Turkey plans to set up military base in Libya: Local media
Iran Press TV
Tuesday, 17 December 2019 11:18 AM
Turkey is planning to establish a military base in Libya aimed at providing greater support for the Tripoli-based unity Government of National Accord (GNA) in the wake of a military deal signed between the two sides last month.
Local media reported Monday that the military base will be established in Tripoli, and that Ankara had already started to prepare and provide necessary equipment to the base in support of Libya's internationally-recognized government led by Fayez al-Sarraj.
Turkish daily Yeni Shafak quoted military sources as saying that Ankara had asked the armed forces to equip ships and warplanes in preparation for the transfer of Turkish forces to Libya.
The sources said that the transfer process to Tripoli have already begun, with ships transferring drones, tanks, special forces and commando units.

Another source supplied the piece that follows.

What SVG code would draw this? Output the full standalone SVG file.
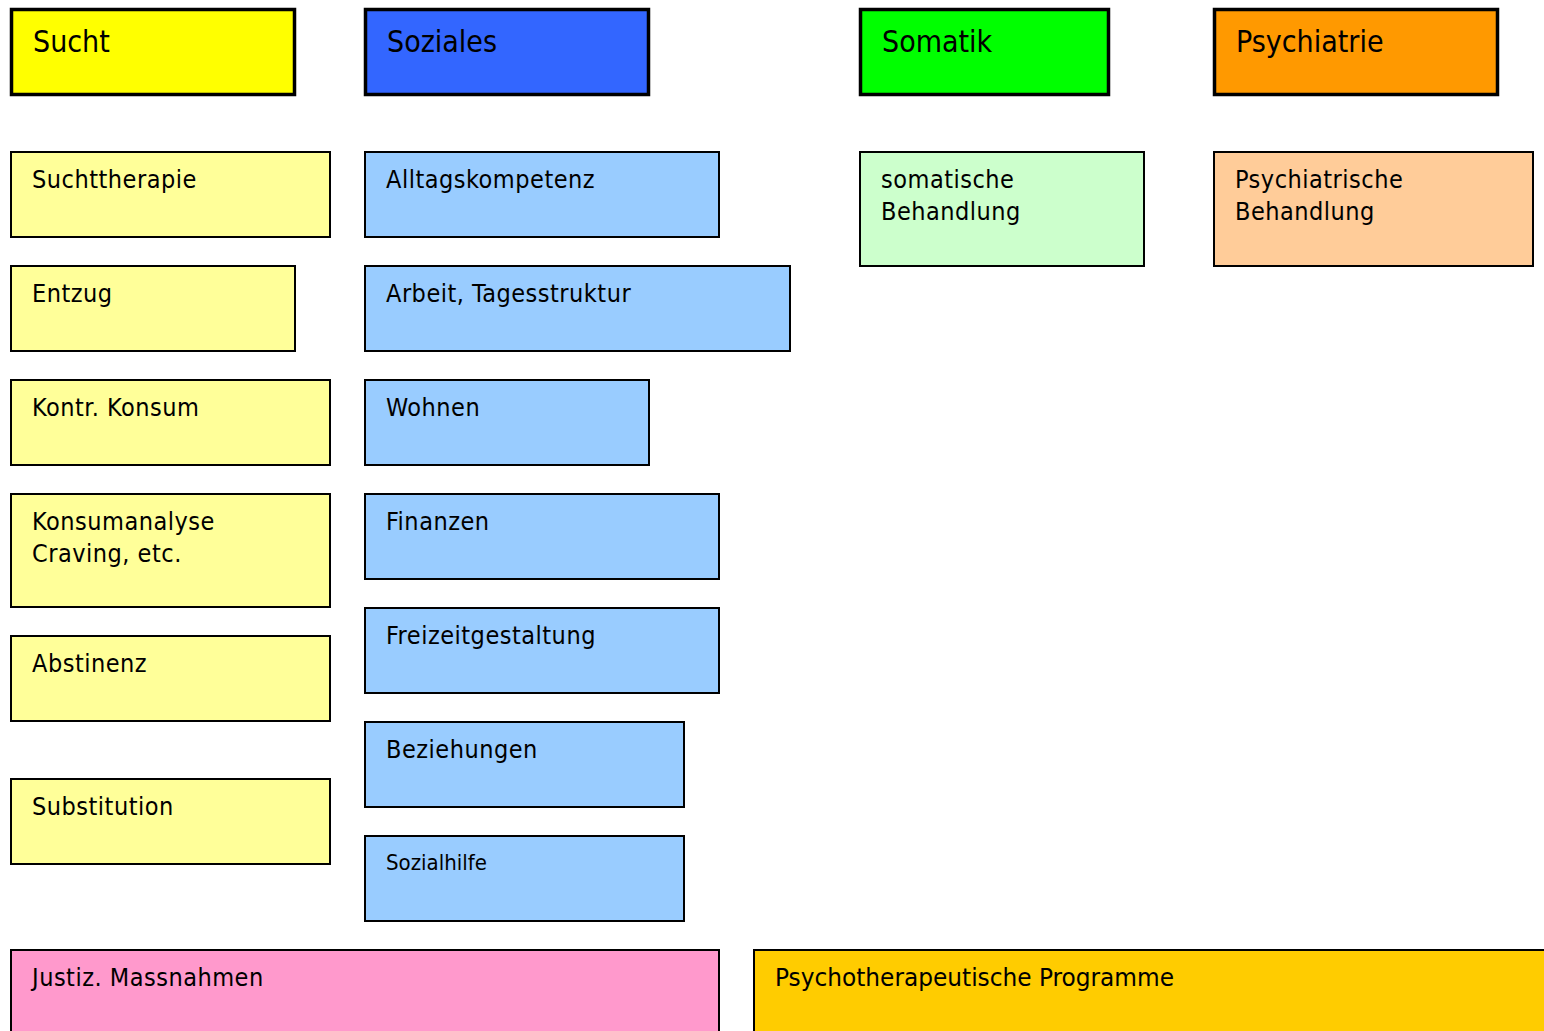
<svg xmlns="http://www.w3.org/2000/svg" width="1544" height="1031" viewBox="0 0 1544 1031">
<style>
text{font-family:"DejaVu Sans Condensed","DejaVu Sans",Tahoma,sans-serif;fill:#000}
.h rect{stroke:#000;stroke-width:3.5}
.h text{font-size:30px}
.b rect{stroke:#000;stroke-width:2}
.b text{font-size:25px;letter-spacing:0.5px}
.y rect{fill:#FFFF99}.bl rect{fill:#99CCFF}
</style>
<rect width="1544" height="1031" fill="#fff"/>
<g id="connectors"></g>
<g id="h-sucht" class="h"><rect x="11.5" y="9.5" width="283" height="85" fill="#FFFF00"/><text x="33" y="52">Sucht</text></g>
<g id="h-soziales" class="h"><rect x="365.5" y="9.5" width="283" height="85" fill="#3366FF"/><text x="387" y="52">Soziales</text></g>
<g id="h-somatik" class="h"><rect x="860.5" y="9.5" width="248" height="85" fill="#00FF00"/><text x="882" y="52">Somatik</text></g>
<g id="h-psychiatrie" class="h"><rect x="1214.5" y="9.5" width="283" height="85" fill="#FF9900"/><text x="1236" y="52">Psychiatrie</text></g>

<g id="suchttherapie" class="b y"><rect x="11" y="152" width="319" height="85"/><text x="32" y="188">Suchttherapie</text></g>
<g id="entzug" class="b y"><rect x="11" y="266" width="284" height="85"/><text x="32" y="302">Entzug</text></g>
<g id="kontr" class="b y"><rect x="11" y="380" width="319" height="85"/><text x="32" y="416">Kontr. Konsum</text></g>
<g id="konsumanalyse" class="b y"><rect x="11" y="494" width="319" height="113"/><text x="32" y="530">Konsumanalyse</text><text x="32" y="562">Craving, etc.</text></g>
<g id="abstinenz" class="b y"><rect x="11" y="636" width="319" height="85"/><text x="32" y="672">Abstinenz</text></g>
<g id="substitution" class="b y"><rect x="11" y="779" width="319" height="85"/><text x="32" y="815">Substitution</text></g>

<g id="alltag" class="b bl"><rect x="365" y="152" width="354" height="85"/><text x="386" y="188">Alltagskompetenz</text></g>
<g id="arbeit" class="b bl"><rect x="365" y="266" width="425" height="85"/><text x="386" y="302">Arbeit, Tagesstruktur</text></g>
<g id="wohnen" class="b bl"><rect x="365" y="380" width="284" height="85"/><text x="386" y="416">Wohnen</text></g>
<g id="finanzen" class="b bl"><rect x="365" y="494" width="354" height="85"/><text x="386" y="530">Finanzen</text></g>
<g id="freizeit" class="b bl"><rect x="365" y="608" width="354" height="85"/><text x="386" y="644">Freizeitgestaltung</text></g>
<g id="beziehungen" class="b bl"><rect x="365" y="722" width="319" height="85"/><text x="386" y="758">Beziehungen</text></g>
<g id="sozialhilfe" class="b bl"><rect x="365" y="836" width="319" height="85"/><text x="386" y="870" style="font-size:22px;letter-spacing:0">Sozialhilfe</text></g>

<g id="somatische" class="b"><rect x="860" y="152" width="284" height="114" fill="#CCFFCC"/><text x="881" y="188">somatische</text><text x="881" y="220">Behandlung</text></g>
<g id="psychiatrische" class="b"><rect x="1214" y="152" width="319" height="114" fill="#FFCC99"/><text x="1235" y="188">Psychiatrische</text><text x="1235" y="220">Behandlung</text></g>

<g id="justiz" class="b"><rect x="11" y="950" width="708" height="100" fill="#FF99CC"/><text x="32" y="986">Justiz. Massnahmen</text></g>
<g id="psychotherapeutische" class="b"><rect x="754" y="950" width="810" height="100" fill="#FFCC00"/><text x="775" y="986" textLength="399" lengthAdjust="spacingAndGlyphs" style="letter-spacing:0">Psychotherapeutische Programme</text></g>
</svg>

Sources also revealed cargo planes and helicopters have been prepared and alerted to take off towards the GNA-held Misrata Airport.

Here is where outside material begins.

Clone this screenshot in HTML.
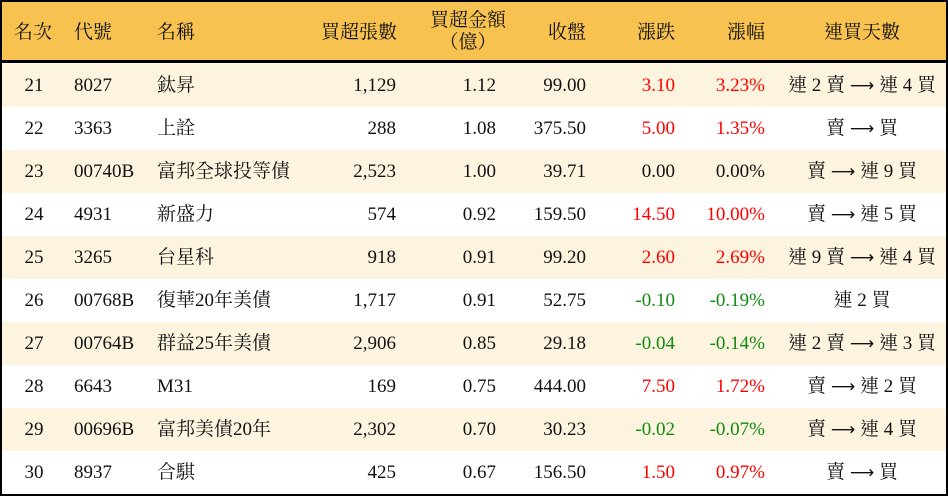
<!DOCTYPE html>
<html><head><meta charset="utf-8"><style>
*{margin:0;padding:0;box-sizing:border-box}
body{width:948px;height:496px;background:#fff;overflow:hidden;font-family:"Liberation Serif","Noto Serif CJK TC","Noto Serif CJK SC",serif;font-size:19px;color:#111}
#t{position:absolute;left:0;top:0;width:948px;height:496px;border:2px solid #000}
.hd{position:absolute;left:0;top:0;width:944px;height:61px;background:#F8C250;border-bottom:3px solid #000}
.r{position:absolute;left:0;width:944px;height:43px}
.c{position:absolute;top:0;line-height:43px;white-space:nowrap}
.hd .c{line-height:61px}
.R{color:#f00}.G{color:#118a11}
.a{font-family:"DejaVu Sans",sans-serif;font-size:17px}
</style></head><body><div id="t">
<div class="hd">
<div class="c" style="left:12px">名次</div>
<div class="c" style="left:72px">代號</div>
<div class="c" style="left:155px">名稱</div>
<div class="c" style="right:549px">買超張數</div>
<div class="c" style="left:416px;width:100px;text-align:center;line-height:22px;top:8px">買超金額<br>（億）</div>
<div class="c" style="right:360px">收盤</div>
<div class="c" style="right:271px">漲跌</div>
<div class="c" style="right:181px">漲幅</div>
<div class="c" style="left:800px;width:120px;text-align:center">連買天數</div>
</div>
<div id="rows"></div>
</div>
<script>
var d=[["21","8027","鈦昇","1,129","1.12","99.00","3.10","3.23%","連 2 賣 → 連 4 買","R"],
["22","3363","上詮","288","1.08","375.50","5.00","1.35%","賣 → 買","R"],
["23","00740B","富邦全球投等債","2,523","1.00","39.71","0.00","0.00%","賣 → 連 9 買",""],
["24","4931","新盛力","574","0.92","159.50","14.50","10.00%","賣 → 連 5 買","R"],
["25","3265","台星科","918","0.91","99.20","2.60","2.69%","連 9 賣 → 連 4 買","R"],
["26","00768B","復華20年美債","1,717","0.91","52.75","-0.10","-0.19%","連 2 買","G"],
["27","00764B","群益25年美債","2,906","0.85","29.18","-0.04","-0.14%","連 2 賣 → 連 3 買","G"],
["28","6643","M31","169","0.75","444.00","7.50","1.72%","賣 → 連 2 買","R"],
["29","00696B","富邦美債20年","2,302","0.70","30.23","-0.02","-0.07%","賣 → 連 4 買","G"],
["30","8937","合騏","425","0.67","156.50","1.50","0.97%","賣 → 買","R"]];
var h="";d.forEach(function(x,i){
var s=x[8].replace("→",'<span class="a">⟶</span>');
h+='<div class="r" style="top:'+(62+43*i)+'px;background:'+(i%2?'#fff':'#FDF4DF')+'">'+
'<div class="c" style="left:0;width:64px;text-align:center">'+x[0]+'</div>'+
'<div class="c" style="left:72px">'+x[1]+'</div>'+
'<div class="c" style="left:155px">'+x[2]+'</div>'+
'<div class="c" style="right:550px">'+x[3]+'</div>'+
'<div class="c" style="right:450px">'+x[4]+'</div>'+
'<div class="c" style="right:360px">'+x[5]+'</div>'+
'<div class="c '+x[9]+'" style="right:271px">'+x[6]+'</div>'+
'<div class="c '+x[9]+'" style="right:181px">'+x[7]+'</div>'+
'<div class="c" style="left:770px;width:180px;text-align:center">'+s+'</div></div>';});
document.getElementById("rows").innerHTML=h;
</script>
</body></html>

A day earlier, media reports suggested that President Recep Tayyip Erdogan had held talks with Sarraj in Istanbul, just days after the Turkish leader said he was ready to send troops into Libya upon Tripoli's request.
During the previous meeting between the two men in Istanbul late last month, Ankara and Tripoli signed an accord on expanded security and military cooperation as well as delimitation of maritime jurisdiction.
The November military deal was introduced in the Turkish parliament on Saturday.
If the military agreement is approved by lawmakers, the GNA can request vehicles, equipment and weapons for use in army, navy and air operations. It also provisions for new intelligence sharing.
Since 2014, Libya has been divided between two rival governments: the House of Representatives based in the eastern city of Tobruk and the GNA.
Renegade Libyan general Khalifa Haftar, who is commander-in-chief of the so-called Libyan National Army (LNA), supports the eastern government. In April, he launched an offensive to capture the capital Tripoli and oust the GNA.
Despite intense and deadly clashes between the two sides, Haftar has so far failed to achieve his objective and his offensive stalled outside the capital.
Libya plunged into chaos in 2011, when a popular uprising and a NATO intervention led to the ouster of long-time dictator Muammar Gaddafi and his execution by unruly fighters.
Sarraj's government has been attempting to establish order ever since.